In September 2016, the U.S. Food and Drug Administration (FDA) issued a ban on antibacterial soap and body wash. But a large collective of scientists and medical professionals says the agency should have done more to stop the spread of harmful chemicals into our bodies and environment, most notably the antimicrobials triclosan and triclocarban. They published their recommendations in the journal Environmental Health Perspectives.

The 2016 report from the FDA concluded that 19 of the most commonly used antimicrobial ingredients are no more effective than ordinary soap and water, and forbade their use in soap and body wash.

"Customers may think added antimicrobials are a way to reduce infections, but in most products there is no evidence that they do," Ted Schettler, science director of the Science and Environmental Health Network, said in a statement.

Studies have shown that these chemicals may actually do more harm than good. They don't keep us from getting sick, but they can contribute to the development of antibiotic-resistant bacteria, also known as superbugs. Triclosan and triclocarban can also damage our hormones and immune systems.

And while they may no longer be appearing on our bathroom sinks or shower shelves, they're still all around us. They've leached into the environment from years of use. They're also still being added to a staggering array of consumer products, as companies create "antibacterial" clothing, toys, yoga mats, paint, food storage containers, electronics, doorknobs, and countertops.

The authors of the new consensus statement say it's time for that to stop.

"We must develop better alternatives and prevent unneeded exposures to antimicrobial chemicals," Rolf Haden of the University of Arizona said in the statement. Haden researches where mass-produced chemicals wind up in the environment.

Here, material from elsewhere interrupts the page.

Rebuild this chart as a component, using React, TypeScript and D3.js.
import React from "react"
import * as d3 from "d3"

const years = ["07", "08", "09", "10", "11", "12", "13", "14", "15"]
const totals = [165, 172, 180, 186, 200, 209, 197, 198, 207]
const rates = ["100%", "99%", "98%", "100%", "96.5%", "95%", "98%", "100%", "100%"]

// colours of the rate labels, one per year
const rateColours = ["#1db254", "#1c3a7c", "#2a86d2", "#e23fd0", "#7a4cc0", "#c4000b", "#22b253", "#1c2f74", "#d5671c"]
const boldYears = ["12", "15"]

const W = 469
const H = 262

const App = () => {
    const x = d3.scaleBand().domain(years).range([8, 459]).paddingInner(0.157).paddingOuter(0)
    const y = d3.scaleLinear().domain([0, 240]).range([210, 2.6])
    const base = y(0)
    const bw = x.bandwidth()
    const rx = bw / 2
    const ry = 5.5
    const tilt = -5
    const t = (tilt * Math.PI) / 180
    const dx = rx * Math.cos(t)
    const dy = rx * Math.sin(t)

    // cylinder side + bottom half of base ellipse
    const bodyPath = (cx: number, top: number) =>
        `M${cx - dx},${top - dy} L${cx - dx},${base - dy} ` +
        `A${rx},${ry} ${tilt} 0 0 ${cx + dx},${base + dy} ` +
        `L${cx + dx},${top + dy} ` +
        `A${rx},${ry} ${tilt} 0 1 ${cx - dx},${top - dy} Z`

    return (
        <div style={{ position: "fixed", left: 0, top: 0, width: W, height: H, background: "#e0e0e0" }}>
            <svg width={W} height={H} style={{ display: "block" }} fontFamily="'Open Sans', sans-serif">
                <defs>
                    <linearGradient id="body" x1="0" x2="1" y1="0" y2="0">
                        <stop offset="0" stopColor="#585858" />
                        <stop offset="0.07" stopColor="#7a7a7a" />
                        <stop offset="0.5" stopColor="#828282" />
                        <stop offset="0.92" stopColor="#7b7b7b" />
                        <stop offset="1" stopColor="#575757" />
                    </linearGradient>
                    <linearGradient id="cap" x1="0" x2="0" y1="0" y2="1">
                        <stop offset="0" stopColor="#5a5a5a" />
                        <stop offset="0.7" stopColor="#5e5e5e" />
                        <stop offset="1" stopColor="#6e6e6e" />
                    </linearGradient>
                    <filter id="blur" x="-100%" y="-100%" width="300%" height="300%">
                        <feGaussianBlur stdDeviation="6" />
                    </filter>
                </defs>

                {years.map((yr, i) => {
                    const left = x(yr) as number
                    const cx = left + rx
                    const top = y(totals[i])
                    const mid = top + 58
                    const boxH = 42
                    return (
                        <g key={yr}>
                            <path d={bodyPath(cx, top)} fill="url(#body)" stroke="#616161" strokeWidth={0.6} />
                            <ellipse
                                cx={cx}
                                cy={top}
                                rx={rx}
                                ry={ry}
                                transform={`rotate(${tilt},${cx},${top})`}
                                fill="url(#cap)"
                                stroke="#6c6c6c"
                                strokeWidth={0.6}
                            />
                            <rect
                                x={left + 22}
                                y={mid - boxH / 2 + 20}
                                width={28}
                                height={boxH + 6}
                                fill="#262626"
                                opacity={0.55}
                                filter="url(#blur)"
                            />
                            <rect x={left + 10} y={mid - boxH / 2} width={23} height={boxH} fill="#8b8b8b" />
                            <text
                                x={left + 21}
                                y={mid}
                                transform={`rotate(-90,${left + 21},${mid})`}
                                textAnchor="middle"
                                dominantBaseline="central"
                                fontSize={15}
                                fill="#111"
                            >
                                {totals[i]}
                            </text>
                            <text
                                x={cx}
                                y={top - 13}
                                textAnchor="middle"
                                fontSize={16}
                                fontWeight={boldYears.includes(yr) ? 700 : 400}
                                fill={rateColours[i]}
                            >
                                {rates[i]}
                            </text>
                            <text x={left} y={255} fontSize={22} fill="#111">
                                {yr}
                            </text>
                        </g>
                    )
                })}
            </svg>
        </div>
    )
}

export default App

The statement notes that many manufacturers have simply replaced the banned chemicals with others. "I was happy that the FDA finally acted to remove these chemicals from soaps," said Arlene Blum, executive director of the Green Science Policy Institute. "But I was dismayed to discover at my local drugstore that most products now contain substitutes that may be worse."

Blum, Haden, Schettler, and their colleagues "urge scientists, governments, chemical and product manufacturers, purchasing organizations, retailers, and consumers" to avoid antimicrobial chemicals outside of medical settings. "Where antimicrobials are necessary," they write, we should "use safer alternatives that are not persistent and pose no risk to humans or ecosystems."

They recommend that manufacturers label any products containing antimicrobial chemicals so that consumers can avoid them, and they call for further research into the impacts of these compounds on us and our planet.